-- start SOURCE MATERIAL --

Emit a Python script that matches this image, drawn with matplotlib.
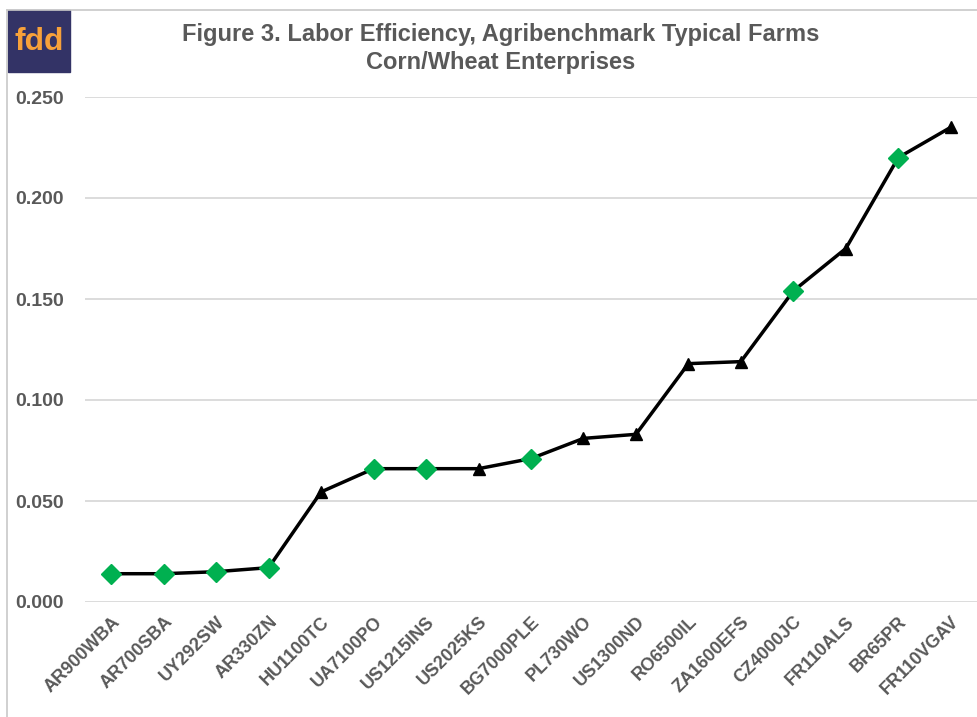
import matplotlib.pyplot as plt
from matplotlib.patches import Rectangle
from matplotlib.lines import Line2D

plt.rcParams["font.family"] = ["Liberation Sans", "DejaVu Sans"]

farms = ["AR900WBA", "AR700SBA", "UY292SW", "AR330ZN", "HU1100TC", "UA7100PO",
         "US1215INS", "US2025KS", "BG7000PLE", "PL730WO", "US1300ND", "RO6500IL",
         "ZA1600EFS", "CZ4000JC", "FR110ALS", "BR65PR", "FR110VGAV"]
efficiency = [0.014, 0.014, 0.015, 0.017, 0.0545, 0.066, 0.066, 0.066, 0.071,
              0.081, 0.083, 0.118, 0.119, 0.154, 0.175, 0.220, 0.235]
# green diamond = highlighted farm, otherwise black triangle
highlight = [True, True, True, True, False, True, True, False, True,
             False, False, False, False, True, False, True, False]
yticks = [0.0, 0.05, 0.10, 0.15, 0.20, 0.25]

gray = "#595959"
fig = plt.figure(figsize=(9.78, 7.17), dpi=100)
ax = fig.add_axes([85 / 978, 1 - 602 / 717, 892 / 978, 505 / 717])

x = list(range(len(farms)))
ax.plot(x, efficiency, color="black", lw=2.5, zorder=2)
for xi, yi, h in zip(x, efficiency, highlight):
    if h:
        ax.plot(xi, yi, marker="D", ms=10, color="#00B050", mec="#00B050", zorder=3)
    else:
        ax.plot(xi, yi, marker="^", ms=8, color="black", zorder=3)

ax.set_xlim(-0.5, len(farms) - 0.5)
ax.set_ylim(0, 0.25)
ax.set_yticks(yticks)
ax.set_yticklabels([f"{v:.3f}" for v in yticks])
ax.yaxis.grid(True, color="#d9d9d9", lw=1.3)
ax.set_axisbelow(True)
for s in ax.spines.values():
    s.set_visible(False)
ax.tick_params(length=0)
ax.tick_params(axis="y", pad=15, labelsize=14, labelcolor=gray)
ax.set_xticks(x)
ax.set_xticklabels(farms, rotation=45, ha="right", rotation_mode="anchor",
                   fontsize=13, color=gray, fontweight="bold")
for t in ax.get_yticklabels():
    t.set_fontweight("bold")
ax.tick_params(axis="x", pad=8)

# title
fig.text(0.512, 1 - 35 / 717, "Figure 3. Labor Efficiency, Agribenchmark Typical Farms",
         ha="center", va="center", fontsize=17, fontweight="bold", color=gray)
fig.text(0.512, 1 - 62 / 717, "Corn/Wheat Enterprises",
         ha="center", va="center", fontsize=17, fontweight="bold", color=gray)

# frame lines around the figure
fig.add_artist(Line2D([7 / 978, 7 / 978], [0, 1 - 10 / 717], color="#c8c8c8", lw=1.2))
fig.add_artist(Line2D([7 / 978, 1], [1 - 10 / 717, 1 - 10 / 717], color="#c8c8c8", lw=1.2))

# fdd logo
fig.add_artist(Rectangle((8 / 978, 1 - 72 / 717), 62 / 978, 62 / 717,
                         transform=fig.transFigure, color="#333366"))
fig.text(39 / 978, 1 - 42 / 717, "fdd", ha="center", va="center",
         fontsize=23, fontweight="bold", color="#F7A13A")

fig.savefig("out.png", dpi=100)
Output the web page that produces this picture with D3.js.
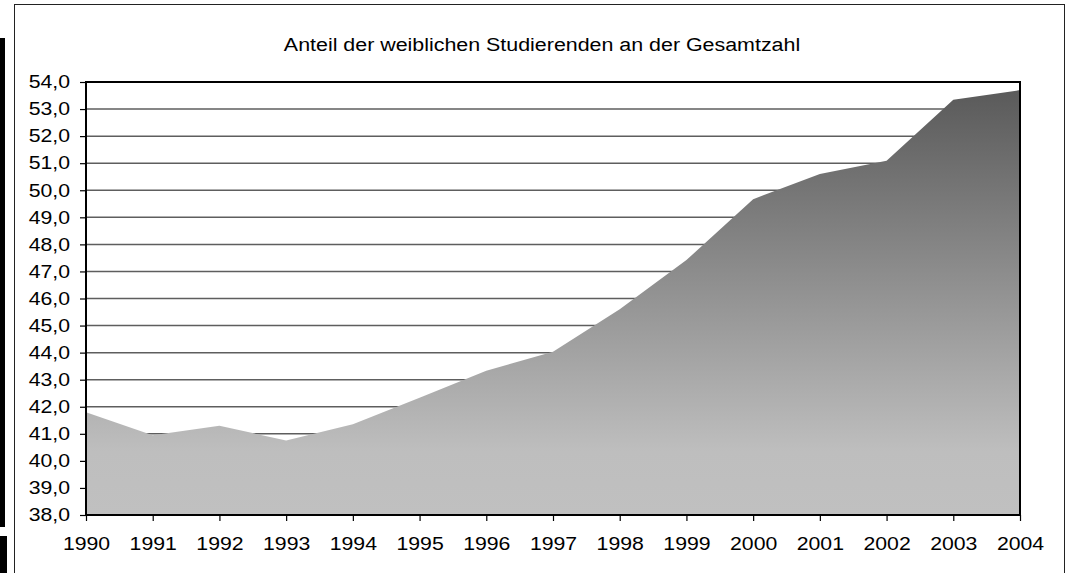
<!DOCTYPE html>
<html>
<head>
<meta charset="utf-8">
<script src="https://cdn.jsdelivr.net/npm/d3@7"></script>
<style>
	body { margin: 0; background: #fff; }
	svg { display: block; font-family: "Liberation Sans", Arial, sans-serif; }
</style>
</head>
<body>
<svg id="svg_chart"></svg>
<script>
// data
var arr_years = [1990, 1991, 1992, 1993, 1994, 1995, 1996, 1997, 1998, 1999, 2000, 2001, 2002, 2003, 2004];
var arr_share = [41.8, 40.95, 41.3, 40.75, 41.35, 42.33, 43.33, 44.03, 45.6, 47.42, 49.67, 50.6, 51.09, 53.34, 53.7];
var arr_y_ticks = [38, 39, 40, 41, 42, 43, 44, 45, 46, 47, 48, 49, 50, 51, 52, 53, 54];
var str_title = "Anteil der weiblichen Studierenden an der Gesamtzahl";

var width = 1067;
var height = 573;
var margin = {top: 82, right: 47, bottom: 58, left: 86};

// the original picture is stretched sideways, so the text is too
var text_stretch = 1.18;

var svg = d3.select("svg#svg_chart")
    .attr("width", width)
    .attr("height", height);

// left black bars (page edge)
svg.append("rect")
    .attr("x", 0).attr("y", 38)
    .attr("width", 5).attr("height", 489)
    .attr("fill", "#000");
svg.append("rect")
    .attr("x", 0).attr("y", 536)
    .attr("width", 7).attr("height", 40)
    .attr("fill", "#000");

// outer chart frame
svg.append("rect")
    .attr("x", 14.5).attr("y", 4.5)
    .attr("width", 1050).attr("height", 600)
    .attr("fill", "none")
    .attr("stroke", "#222")
    .attr("stroke-width", 1);

var x = d3.scaleLinear()
    .domain([1990, 2004])
    .range([margin.left, width - margin.right]);

var y = d3.scaleLinear()
    .domain([38, 54])
    .range([height - margin.bottom, margin.top]);

// gradient for the area
var defs = svg.append("defs");
var grad = defs.append("linearGradient")
    .attr("id", "grad_area")
    .attr("gradientUnits", "userSpaceOnUse")
    .attr("x1", 0).attr("x2", 0)
    .attr("y1", y(d3.max(arr_share))).attr("y2", y(38));
grad.append("stop").attr("offset", 0).attr("stop-color", "#5a5a5a");
grad.append("stop").attr("offset", 0.85).attr("stop-color", "#bebebe");
grad.append("stop").attr("offset", 1).attr("stop-color", "#c0c0c0");

// gridlines, behind the area
svg.append("g")
    .attr("class", "grid")
    .selectAll("line")
    .data(arr_y_ticks.slice(1, -1))
    .enter().append("line")
    .attr("x1", margin.left).attr("x2", width - margin.right)
    .attr("y1", function(d) { return y(d); })
    .attr("y2", function(d) { return y(d); })
    .attr("stroke", "#5e5e5e")
    .attr("stroke-width", 1.5);

var area = d3.area()
    .x(function(d, i) { return x(arr_years[i]); })
    .y0(y(38))
    .y1(function(d) { return y(d); });

svg.append("path")
    .datum(arr_share)
    .attr("d", area)
    .attr("fill", "url(#grad_area)");

// plot border
svg.append("rect")
    .attr("x", margin.left).attr("y", margin.top)
    .attr("width", width - margin.right - margin.left)
    .attr("height", height - margin.bottom - margin.top)
    .attr("fill", "none")
    .attr("stroke", "#000")
    .attr("stroke-width", 2);

// y axis
var g_y = svg.append("g")
    .attr("transform", "translate(" + margin.left + ",0)")
    .call(d3.axisLeft(y)
        .tickValues(arr_y_ticks)
        .tickSize(6)
        .tickPadding(7.6)
        .tickFormat(function(d) { return d3.format(".1f")(d).replace(".", ","); }));

// x axis
var g_x = svg.append("g")
    .attr("transform", "translate(0," + (height - margin.bottom) + ")")
    .call(d3.axisBottom(x)
        .tickValues(arr_years)
        .tickSize(6)
        .tickPadding(16)
        .tickFormat(d3.format("d")));

[g_y, g_x].forEach(function(g) {
	g.select(".domain").remove();
	g.selectAll(".tick line").attr("stroke", "#000").attr("stroke-width", 1.2);
	g.selectAll("text")
	    .attr("fill", "#000")
	    .attr("transform", "scale(" + text_stretch + ",1)")
	    .style("font-family", "'Liberation Sans', Arial, sans-serif")
	    .style("font-size", "18px");
});

// title
svg.append("g")
    .attr("transform", "translate(542,51) scale(" + (text_stretch + 0.01) + ",1)")
  .append("text")
    .attr("text-anchor", "middle")
    .attr("fill", "#000")
    .style("font-size", "18px")
    .text(str_title);
</script>
</body>
</html>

-- end SOURCE MATERIAL --

PROBLEM REQUIREMENTS —
Copy the listing word for word, excluding its pictures.

RESULT BELOW —
Emit a Python script that matches this image, drawn with matplotlib.
import matplotlib.pyplot as plt
from matplotlib.patches import Rectangle
from matplotlib.lines import Line2D

plt.rcParams["font.family"] = ["Liberation Sans", "DejaVu Sans"]

farms = ["AR900WBA", "AR700SBA", "UY292SW", "AR330ZN", "HU1100TC", "UA7100PO",
         "US1215INS", "US2025KS", "BG7000PLE", "PL730WO", "US1300ND", "RO6500IL",
         "ZA1600EFS", "CZ4000JC", "FR110ALS", "BR65PR", "FR110VGAV"]
efficiency = [0.014, 0.014, 0.015, 0.017, 0.0545, 0.066, 0.066, 0.066, 0.071,
              0.081, 0.083, 0.118, 0.119, 0.154, 0.175, 0.220, 0.235]
# green diamond = highlighted farm, otherwise black triangle
highlight = [True, True, True, True, False, True, True, False, True,
             False, False, False, False, True, False, True, False]
yticks = [0.0, 0.05, 0.10, 0.15, 0.20, 0.25]

gray = "#595959"
fig = plt.figure(figsize=(9.78, 7.17), dpi=100)
ax = fig.add_axes([85 / 978, 1 - 602 / 717, 892 / 978, 505 / 717])

x = list(range(len(farms)))
ax.plot(x, efficiency, color="black", lw=2.5, zorder=2)
for xi, yi, h in zip(x, efficiency, highlight):
    if h:
        ax.plot(xi, yi, marker="D", ms=10, color="#00B050", mec="#00B050", zorder=3)
    else:
        ax.plot(xi, yi, marker="^", ms=8, color="black", zorder=3)

ax.set_xlim(-0.5, len(farms) - 0.5)
ax.set_ylim(0, 0.25)
ax.set_yticks(yticks)
ax.set_yticklabels([f"{v:.3f}" for v in yticks])
ax.yaxis.grid(True, color="#d9d9d9", lw=1.3)
ax.set_axisbelow(True)
for s in ax.spines.values():
    s.set_visible(False)
ax.tick_params(length=0)
ax.tick_params(axis="y", pad=15, labelsize=14, labelcolor=gray)
ax.set_xticks(x)
ax.set_xticklabels(farms, rotation=45, ha="right", rotation_mode="anchor",
                   fontsize=13, color=gray, fontweight="bold")
for t in ax.get_yticklabels():
    t.set_fontweight("bold")
ax.tick_params(axis="x", pad=8)

# title
fig.text(0.512, 1 - 35 / 717, "Figure 3. Labor Efficiency, Agribenchmark Typical Farms",
         ha="center", va="center", fontsize=17, fontweight="bold", color=gray)
fig.text(0.512, 1 - 62 / 717, "Corn/Wheat Enterprises",
         ha="center", va="center", fontsize=17, fontweight="bold", color=gray)

# frame lines around the figure
fig.add_artist(Line2D([7 / 978, 7 / 978], [0, 1 - 10 / 717], color="#c8c8c8", lw=1.2))
fig.add_artist(Line2D([7 / 978, 1], [1 - 10 / 717, 1 - 10 / 717], color="#c8c8c8", lw=1.2))

# fdd logo
fig.add_artist(Rectangle((8 / 978, 1 - 72 / 717), 62 / 978, 62 / 717,
                         transform=fig.transFigure, color="#333366"))
fig.text(39 / 978, 1 - 42 / 717, "fdd", ha="center", va="center",
         fontsize=23, fontweight="bold", color="#F7A13A")

fig.savefig("out.png", dpi=100)
Output the web page that produces this picture with D3.js.
<!DOCTYPE html>
<html>
<head>
<meta charset="utf-8">
<script src="https://cdn.jsdelivr.net/npm/d3@7"></script>
<style>
	body { margin: 0; background: #fff; }
	svg { display: block; font-family: "Liberation Sans", Arial, sans-serif; }
</style>
</head>
<body>
<svg id="svg_chart"></svg>
<script>
// data
var arr_years = [1990, 1991, 1992, 1993, 1994, 1995, 1996, 1997, 1998, 1999, 2000, 2001, 2002, 2003, 2004];
var arr_share = [41.8, 40.95, 41.3, 40.75, 41.35, 42.33, 43.33, 44.03, 45.6, 47.42, 49.67, 50.6, 51.09, 53.34, 53.7];
var arr_y_ticks = [38, 39, 40, 41, 42, 43, 44, 45, 46, 47, 48, 49, 50, 51, 52, 53, 54];
var str_title = "Anteil der weiblichen Studierenden an der Gesamtzahl";

var width = 1067;
var height = 573;
var margin = {top: 82, right: 47, bottom: 58, left: 86};

// the original picture is stretched sideways, so the text is too
var text_stretch = 1.18;

var svg = d3.select("svg#svg_chart")
    .attr("width", width)
    .attr("height", height);

// left black bars (page edge)
svg.append("rect")
    .attr("x", 0).attr("y", 38)
    .attr("width", 5).attr("height", 489)
    .attr("fill", "#000");
svg.append("rect")
    .attr("x", 0).attr("y", 536)
    .attr("width", 7).attr("height", 40)
    .attr("fill", "#000");

// outer chart frame
svg.append("rect")
    .attr("x", 14.5).attr("y", 4.5)
    .attr("width", 1050).attr("height", 600)
    .attr("fill", "none")
    .attr("stroke", "#222")
    .attr("stroke-width", 1);

var x = d3.scaleLinear()
    .domain([1990, 2004])
    .range([margin.left, width - margin.right]);

var y = d3.scaleLinear()
    .domain([38, 54])
    .range([height - margin.bottom, margin.top]);

// gradient for the area
var defs = svg.append("defs");
var grad = defs.append("linearGradient")
    .attr("id", "grad_area")
    .attr("gradientUnits", "userSpaceOnUse")
    .attr("x1", 0).attr("x2", 0)
    .attr("y1", y(d3.max(arr_share))).attr("y2", y(38));
grad.append("stop").attr("offset", 0).attr("stop-color", "#5a5a5a");
grad.append("stop").attr("offset", 0.85).attr("stop-color", "#bebebe");
grad.append("stop").attr("offset", 1).attr("stop-color", "#c0c0c0");

// gridlines, behind the area
svg.append("g")
    .attr("class", "grid")
    .selectAll("line")
    .data(arr_y_ticks.slice(1, -1))
    .enter().append("line")
    .attr("x1", margin.left).attr("x2", width - margin.right)
    .attr("y1", function(d) { return y(d); })
    .attr("y2", function(d) { return y(d); })
    .attr("stroke", "#5e5e5e")
    .attr("stroke-width", 1.5);

var area = d3.area()
    .x(function(d, i) { return x(arr_years[i]); })
    .y0(y(38))
    .y1(function(d) { return y(d); });

svg.append("path")
    .datum(arr_share)
    .attr("d", area)
    .attr("fill", "url(#grad_area)");

// plot border
svg.append("rect")
    .attr("x", margin.left).attr("y", margin.top)
    .attr("width", width - margin.right - margin.left)
    .attr("height", height - margin.bottom - margin.top)
    .attr("fill", "none")
    .attr("stroke", "#000")
    .attr("stroke-width", 2);

// y axis
var g_y = svg.append("g")
    .attr("transform", "translate(" + margin.left + ",0)")
    .call(d3.axisLeft(y)
        .tickValues(arr_y_ticks)
        .tickSize(6)
        .tickPadding(7.6)
        .tickFormat(function(d) { return d3.format(".1f")(d).replace(".", ","); }));

// x axis
var g_x = svg.append("g")
    .attr("transform", "translate(0," + (height - margin.bottom) + ")")
    .call(d3.axisBottom(x)
        .tickValues(arr_years)
        .tickSize(6)
        .tickPadding(16)
        .tickFormat(d3.format("d")));

[g_y, g_x].forEach(function(g) {
	g.select(".domain").remove();
	g.selectAll(".tick line").attr("stroke", "#000").attr("stroke-width", 1.2);
	g.selectAll("text")
	    .attr("fill", "#000")
	    .attr("transform", "scale(" + text_stretch + ",1)")
	    .style("font-family", "'Liberation Sans', Arial, sans-serif")
	    .style("font-size", "18px");
});

// title
svg.append("g")
    .attr("transform", "translate(542,51) scale(" + (text_stretch + 0.01) + ",1)")
  .append("text")
    .attr("text-anchor", "middle")
    .attr("fill", "#000")
    .style("font-size", "18px")
    .text(str_title);
</script>
</body>
</html>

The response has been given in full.